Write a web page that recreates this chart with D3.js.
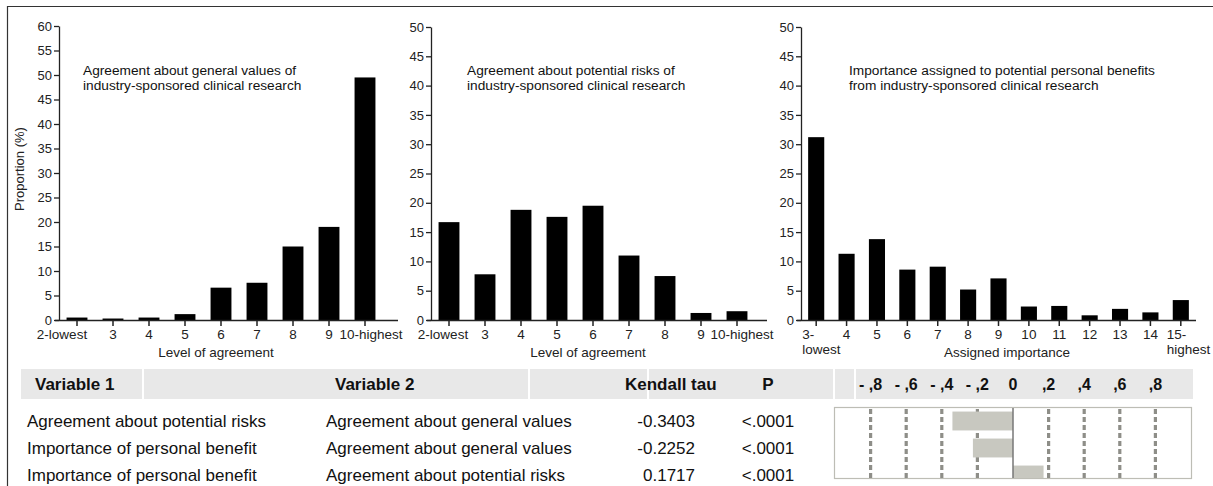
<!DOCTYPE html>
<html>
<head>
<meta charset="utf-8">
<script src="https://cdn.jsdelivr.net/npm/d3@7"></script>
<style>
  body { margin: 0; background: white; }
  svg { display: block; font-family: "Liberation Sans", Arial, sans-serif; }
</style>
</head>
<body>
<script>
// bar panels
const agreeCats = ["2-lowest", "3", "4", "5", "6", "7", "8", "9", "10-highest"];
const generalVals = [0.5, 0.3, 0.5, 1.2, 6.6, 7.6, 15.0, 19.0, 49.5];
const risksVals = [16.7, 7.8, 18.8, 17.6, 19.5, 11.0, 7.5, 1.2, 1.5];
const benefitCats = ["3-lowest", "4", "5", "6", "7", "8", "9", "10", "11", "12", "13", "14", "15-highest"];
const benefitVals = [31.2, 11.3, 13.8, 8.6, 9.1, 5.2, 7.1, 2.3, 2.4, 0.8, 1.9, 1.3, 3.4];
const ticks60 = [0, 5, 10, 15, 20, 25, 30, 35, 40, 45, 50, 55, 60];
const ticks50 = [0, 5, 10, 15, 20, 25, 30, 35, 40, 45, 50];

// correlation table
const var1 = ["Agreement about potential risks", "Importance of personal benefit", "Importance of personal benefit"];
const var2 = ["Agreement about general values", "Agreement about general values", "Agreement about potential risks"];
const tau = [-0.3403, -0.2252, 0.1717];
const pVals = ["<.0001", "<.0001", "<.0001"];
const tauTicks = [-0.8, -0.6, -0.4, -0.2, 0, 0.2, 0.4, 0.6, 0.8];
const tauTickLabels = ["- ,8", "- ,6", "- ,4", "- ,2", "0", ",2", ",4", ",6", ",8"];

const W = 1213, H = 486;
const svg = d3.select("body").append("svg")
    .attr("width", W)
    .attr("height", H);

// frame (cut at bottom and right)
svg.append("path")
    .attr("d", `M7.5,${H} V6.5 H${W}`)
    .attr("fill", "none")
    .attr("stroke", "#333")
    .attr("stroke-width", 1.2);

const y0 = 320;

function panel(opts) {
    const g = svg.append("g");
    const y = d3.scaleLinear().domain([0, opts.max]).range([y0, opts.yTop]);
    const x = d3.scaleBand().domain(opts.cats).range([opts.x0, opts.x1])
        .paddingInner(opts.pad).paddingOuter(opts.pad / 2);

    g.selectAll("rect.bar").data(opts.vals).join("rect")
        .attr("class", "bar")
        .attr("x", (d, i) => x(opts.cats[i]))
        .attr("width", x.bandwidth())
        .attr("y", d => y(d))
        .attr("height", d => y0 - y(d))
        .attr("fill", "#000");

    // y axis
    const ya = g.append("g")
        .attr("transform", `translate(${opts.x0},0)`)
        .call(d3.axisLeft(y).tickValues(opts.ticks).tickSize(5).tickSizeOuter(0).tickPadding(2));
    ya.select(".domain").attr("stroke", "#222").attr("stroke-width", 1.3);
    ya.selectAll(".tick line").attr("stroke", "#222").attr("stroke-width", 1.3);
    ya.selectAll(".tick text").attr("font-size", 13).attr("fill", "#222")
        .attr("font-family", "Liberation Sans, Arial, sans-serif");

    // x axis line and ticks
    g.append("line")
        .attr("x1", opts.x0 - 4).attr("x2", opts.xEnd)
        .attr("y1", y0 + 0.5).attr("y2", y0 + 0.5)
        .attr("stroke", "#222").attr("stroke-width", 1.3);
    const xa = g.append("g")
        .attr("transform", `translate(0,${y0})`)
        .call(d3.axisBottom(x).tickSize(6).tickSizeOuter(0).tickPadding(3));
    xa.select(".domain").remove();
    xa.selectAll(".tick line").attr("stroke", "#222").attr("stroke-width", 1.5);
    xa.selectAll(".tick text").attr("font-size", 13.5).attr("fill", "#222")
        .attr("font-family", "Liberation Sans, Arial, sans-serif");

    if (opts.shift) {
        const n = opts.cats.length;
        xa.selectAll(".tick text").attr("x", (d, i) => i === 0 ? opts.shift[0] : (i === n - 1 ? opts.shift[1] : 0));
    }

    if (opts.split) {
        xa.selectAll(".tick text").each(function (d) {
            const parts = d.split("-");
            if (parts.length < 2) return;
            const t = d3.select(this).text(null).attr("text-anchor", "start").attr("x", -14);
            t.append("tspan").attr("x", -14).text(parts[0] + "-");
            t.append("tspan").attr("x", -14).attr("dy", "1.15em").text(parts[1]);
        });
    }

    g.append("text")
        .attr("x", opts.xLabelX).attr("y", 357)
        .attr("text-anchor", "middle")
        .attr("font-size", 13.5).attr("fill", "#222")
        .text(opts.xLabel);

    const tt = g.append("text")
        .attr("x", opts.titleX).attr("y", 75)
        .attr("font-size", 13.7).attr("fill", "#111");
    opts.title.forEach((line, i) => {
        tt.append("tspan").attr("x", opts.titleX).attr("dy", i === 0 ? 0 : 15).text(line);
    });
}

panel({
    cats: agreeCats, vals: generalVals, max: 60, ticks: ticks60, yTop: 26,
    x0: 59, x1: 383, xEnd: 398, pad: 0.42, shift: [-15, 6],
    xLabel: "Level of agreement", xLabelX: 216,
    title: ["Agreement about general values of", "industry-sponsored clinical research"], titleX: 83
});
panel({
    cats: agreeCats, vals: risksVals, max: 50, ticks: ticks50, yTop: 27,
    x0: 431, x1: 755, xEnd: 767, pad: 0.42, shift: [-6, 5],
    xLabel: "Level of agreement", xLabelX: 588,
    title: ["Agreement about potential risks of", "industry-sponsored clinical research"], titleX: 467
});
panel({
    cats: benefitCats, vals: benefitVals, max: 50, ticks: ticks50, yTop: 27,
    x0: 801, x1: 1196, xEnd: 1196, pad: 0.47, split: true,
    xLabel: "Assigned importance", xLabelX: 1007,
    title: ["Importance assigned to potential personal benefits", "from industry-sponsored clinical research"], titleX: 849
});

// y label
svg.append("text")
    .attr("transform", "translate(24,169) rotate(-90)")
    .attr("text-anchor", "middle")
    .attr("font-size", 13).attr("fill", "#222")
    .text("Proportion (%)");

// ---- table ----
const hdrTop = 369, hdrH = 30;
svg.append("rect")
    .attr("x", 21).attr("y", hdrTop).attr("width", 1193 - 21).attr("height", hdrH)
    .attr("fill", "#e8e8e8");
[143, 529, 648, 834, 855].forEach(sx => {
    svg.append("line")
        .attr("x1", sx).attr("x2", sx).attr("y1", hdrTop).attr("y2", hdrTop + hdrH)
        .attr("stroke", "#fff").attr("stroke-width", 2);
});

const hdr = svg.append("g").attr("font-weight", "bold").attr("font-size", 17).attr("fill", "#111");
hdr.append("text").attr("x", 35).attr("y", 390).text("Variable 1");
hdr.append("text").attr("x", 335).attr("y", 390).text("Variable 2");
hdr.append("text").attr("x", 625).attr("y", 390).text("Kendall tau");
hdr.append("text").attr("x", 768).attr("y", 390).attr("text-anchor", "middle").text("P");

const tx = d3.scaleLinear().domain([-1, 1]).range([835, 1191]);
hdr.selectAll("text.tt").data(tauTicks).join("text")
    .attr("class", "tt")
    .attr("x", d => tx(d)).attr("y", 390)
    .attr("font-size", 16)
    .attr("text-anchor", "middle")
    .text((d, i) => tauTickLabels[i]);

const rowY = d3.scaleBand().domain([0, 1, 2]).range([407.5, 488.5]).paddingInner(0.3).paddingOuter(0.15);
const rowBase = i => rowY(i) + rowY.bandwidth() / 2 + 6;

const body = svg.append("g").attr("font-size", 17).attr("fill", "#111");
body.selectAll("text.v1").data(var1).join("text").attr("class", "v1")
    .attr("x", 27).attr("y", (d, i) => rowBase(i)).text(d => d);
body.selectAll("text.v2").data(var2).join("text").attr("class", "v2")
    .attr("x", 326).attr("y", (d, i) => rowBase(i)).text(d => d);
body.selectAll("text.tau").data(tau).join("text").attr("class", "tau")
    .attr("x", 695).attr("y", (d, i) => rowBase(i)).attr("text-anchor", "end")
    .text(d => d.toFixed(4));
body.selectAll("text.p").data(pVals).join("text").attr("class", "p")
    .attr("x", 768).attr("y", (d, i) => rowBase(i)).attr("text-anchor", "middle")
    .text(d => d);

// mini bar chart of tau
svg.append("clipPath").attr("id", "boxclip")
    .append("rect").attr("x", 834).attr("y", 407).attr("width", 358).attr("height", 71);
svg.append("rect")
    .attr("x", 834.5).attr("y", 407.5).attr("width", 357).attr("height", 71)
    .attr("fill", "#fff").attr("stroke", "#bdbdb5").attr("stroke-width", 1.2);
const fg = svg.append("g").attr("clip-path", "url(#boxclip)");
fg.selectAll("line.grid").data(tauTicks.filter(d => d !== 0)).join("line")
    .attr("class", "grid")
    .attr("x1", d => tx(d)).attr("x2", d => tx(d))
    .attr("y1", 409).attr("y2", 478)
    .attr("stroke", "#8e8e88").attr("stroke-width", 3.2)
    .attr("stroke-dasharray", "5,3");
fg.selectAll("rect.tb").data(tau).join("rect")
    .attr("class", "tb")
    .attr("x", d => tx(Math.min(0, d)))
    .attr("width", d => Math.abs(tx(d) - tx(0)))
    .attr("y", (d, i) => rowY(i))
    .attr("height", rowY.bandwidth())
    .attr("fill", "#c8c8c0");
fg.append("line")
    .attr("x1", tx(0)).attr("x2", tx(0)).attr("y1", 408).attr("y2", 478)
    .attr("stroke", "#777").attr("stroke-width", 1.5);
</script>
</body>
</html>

******

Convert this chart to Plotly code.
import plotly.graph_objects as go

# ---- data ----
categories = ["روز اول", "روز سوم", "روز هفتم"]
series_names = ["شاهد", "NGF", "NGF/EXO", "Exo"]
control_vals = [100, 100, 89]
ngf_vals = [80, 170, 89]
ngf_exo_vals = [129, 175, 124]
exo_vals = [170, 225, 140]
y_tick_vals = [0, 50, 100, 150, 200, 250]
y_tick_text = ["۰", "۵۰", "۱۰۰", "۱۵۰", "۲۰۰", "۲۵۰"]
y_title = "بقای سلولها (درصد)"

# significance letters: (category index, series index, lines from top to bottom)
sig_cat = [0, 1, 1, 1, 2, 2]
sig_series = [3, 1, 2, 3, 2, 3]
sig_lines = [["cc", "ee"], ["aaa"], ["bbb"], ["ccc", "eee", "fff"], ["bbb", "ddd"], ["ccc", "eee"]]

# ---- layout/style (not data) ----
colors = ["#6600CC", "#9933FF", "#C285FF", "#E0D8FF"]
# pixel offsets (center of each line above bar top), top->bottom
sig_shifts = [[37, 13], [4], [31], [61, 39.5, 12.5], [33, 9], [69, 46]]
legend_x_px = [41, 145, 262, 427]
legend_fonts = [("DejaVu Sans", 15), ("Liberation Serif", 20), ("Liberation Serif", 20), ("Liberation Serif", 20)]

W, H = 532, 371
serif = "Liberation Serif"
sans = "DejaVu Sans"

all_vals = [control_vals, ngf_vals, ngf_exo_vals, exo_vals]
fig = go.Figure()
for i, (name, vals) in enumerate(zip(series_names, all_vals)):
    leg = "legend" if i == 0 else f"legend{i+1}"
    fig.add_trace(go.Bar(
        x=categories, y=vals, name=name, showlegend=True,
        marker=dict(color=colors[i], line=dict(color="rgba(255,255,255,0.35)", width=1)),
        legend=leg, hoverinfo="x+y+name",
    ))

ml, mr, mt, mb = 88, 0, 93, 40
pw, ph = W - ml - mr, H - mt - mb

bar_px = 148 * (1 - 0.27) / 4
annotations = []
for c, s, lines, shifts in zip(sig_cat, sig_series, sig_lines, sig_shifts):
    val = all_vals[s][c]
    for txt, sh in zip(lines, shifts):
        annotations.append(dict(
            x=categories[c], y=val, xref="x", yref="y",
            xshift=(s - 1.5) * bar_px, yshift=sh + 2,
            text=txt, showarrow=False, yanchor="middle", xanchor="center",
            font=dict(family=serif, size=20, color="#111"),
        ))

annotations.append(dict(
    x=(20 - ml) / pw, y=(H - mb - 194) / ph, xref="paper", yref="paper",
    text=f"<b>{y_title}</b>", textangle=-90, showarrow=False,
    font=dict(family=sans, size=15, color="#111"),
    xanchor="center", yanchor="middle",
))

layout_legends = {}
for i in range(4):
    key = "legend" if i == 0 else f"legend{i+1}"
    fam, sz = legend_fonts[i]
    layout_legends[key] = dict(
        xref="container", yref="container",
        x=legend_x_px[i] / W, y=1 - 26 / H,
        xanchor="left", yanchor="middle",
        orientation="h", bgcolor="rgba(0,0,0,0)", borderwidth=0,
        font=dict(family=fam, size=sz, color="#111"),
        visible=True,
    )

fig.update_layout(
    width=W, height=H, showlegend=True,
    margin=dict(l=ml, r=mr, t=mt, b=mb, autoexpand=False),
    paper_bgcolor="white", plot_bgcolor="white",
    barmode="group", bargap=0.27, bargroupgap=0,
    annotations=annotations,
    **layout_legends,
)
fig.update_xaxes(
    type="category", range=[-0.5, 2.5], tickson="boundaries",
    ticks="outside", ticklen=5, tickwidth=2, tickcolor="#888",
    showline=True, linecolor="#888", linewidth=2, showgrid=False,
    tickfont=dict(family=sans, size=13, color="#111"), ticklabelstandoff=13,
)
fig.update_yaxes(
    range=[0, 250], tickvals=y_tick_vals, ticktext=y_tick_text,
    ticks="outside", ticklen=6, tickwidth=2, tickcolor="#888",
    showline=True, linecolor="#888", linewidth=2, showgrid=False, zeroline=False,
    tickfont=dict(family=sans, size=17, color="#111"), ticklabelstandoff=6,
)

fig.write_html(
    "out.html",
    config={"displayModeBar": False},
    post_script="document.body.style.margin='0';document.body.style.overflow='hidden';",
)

******

▶ WHAT THE TASK REQUIRES
Both the line with "Write a web" and the line with "40, 45, 50];" belong in the copy, along with every line between them; set them down exactly and skip the pictures.

▶ ANSWER TO THE EXERCISE
Write a web page that recreates this chart with D3.js.
<!DOCTYPE html>
<html>
<head>
<meta charset="utf-8">
<script src="https://cdn.jsdelivr.net/npm/d3@7"></script>
<style>
  body { margin: 0; background: white; }
  svg { display: block; font-family: "Liberation Sans", Arial, sans-serif; }
</style>
</head>
<body>
<script>
// bar panels
const agreeCats = ["2-lowest", "3", "4", "5", "6", "7", "8", "9", "10-highest"];
const generalVals = [0.5, 0.3, 0.5, 1.2, 6.6, 7.6, 15.0, 19.0, 49.5];
const risksVals = [16.7, 7.8, 18.8, 17.6, 19.5, 11.0, 7.5, 1.2, 1.5];
const benefitCats = ["3-lowest", "4", "5", "6", "7", "8", "9", "10", "11", "12", "13", "14", "15-highest"];
const benefitVals = [31.2, 11.3, 13.8, 8.6, 9.1, 5.2, 7.1, 2.3, 2.4, 0.8, 1.9, 1.3, 3.4];
const ticks60 = [0, 5, 10, 15, 20, 25, 30, 35, 40, 45, 50, 55, 60];
const ticks50 = [0, 5, 10, 15, 20, 25, 30, 35, 40, 45, 50];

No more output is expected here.